Exercise instructions:
Go through the listing below and gather every line with the word "document".

Available records:
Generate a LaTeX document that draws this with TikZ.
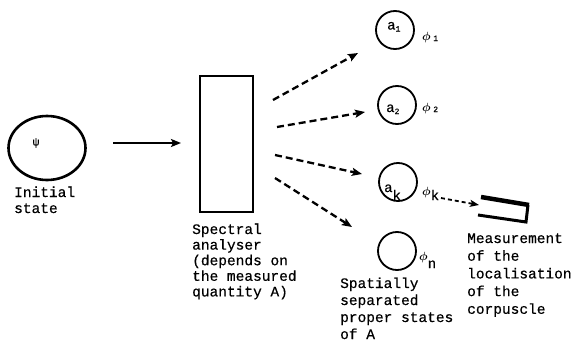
==
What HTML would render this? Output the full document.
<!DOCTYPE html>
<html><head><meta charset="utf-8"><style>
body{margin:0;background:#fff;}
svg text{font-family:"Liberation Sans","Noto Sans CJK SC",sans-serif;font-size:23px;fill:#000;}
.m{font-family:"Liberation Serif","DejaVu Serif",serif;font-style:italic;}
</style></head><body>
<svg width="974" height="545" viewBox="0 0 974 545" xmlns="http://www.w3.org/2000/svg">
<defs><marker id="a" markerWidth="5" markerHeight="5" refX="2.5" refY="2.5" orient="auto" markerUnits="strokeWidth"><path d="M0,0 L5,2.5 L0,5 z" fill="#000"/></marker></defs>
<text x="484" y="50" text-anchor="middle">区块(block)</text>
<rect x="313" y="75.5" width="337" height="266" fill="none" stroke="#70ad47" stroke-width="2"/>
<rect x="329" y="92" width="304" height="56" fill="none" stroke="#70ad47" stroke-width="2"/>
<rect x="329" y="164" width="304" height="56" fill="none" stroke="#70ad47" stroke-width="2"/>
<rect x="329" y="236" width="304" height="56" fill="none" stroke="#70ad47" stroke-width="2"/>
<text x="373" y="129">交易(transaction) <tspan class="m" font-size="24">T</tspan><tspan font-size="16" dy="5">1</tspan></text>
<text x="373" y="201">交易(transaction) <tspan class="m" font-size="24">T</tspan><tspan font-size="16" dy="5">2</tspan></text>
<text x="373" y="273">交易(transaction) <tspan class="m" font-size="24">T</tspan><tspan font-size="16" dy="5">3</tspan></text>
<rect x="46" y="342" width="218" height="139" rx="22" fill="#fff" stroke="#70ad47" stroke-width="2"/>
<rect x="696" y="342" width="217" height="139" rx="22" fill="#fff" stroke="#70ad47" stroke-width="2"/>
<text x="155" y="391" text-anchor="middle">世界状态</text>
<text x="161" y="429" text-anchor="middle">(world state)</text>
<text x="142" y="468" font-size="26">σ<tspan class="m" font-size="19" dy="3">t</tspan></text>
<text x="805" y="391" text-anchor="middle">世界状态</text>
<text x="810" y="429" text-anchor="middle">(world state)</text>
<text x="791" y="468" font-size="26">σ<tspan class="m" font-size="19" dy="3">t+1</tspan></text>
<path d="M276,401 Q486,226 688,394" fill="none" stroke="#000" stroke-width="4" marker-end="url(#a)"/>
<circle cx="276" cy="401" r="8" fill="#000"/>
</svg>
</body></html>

Exercise result:
Generate a LaTeX document that draws this with TikZ.
What HTML would render this? Output the full document.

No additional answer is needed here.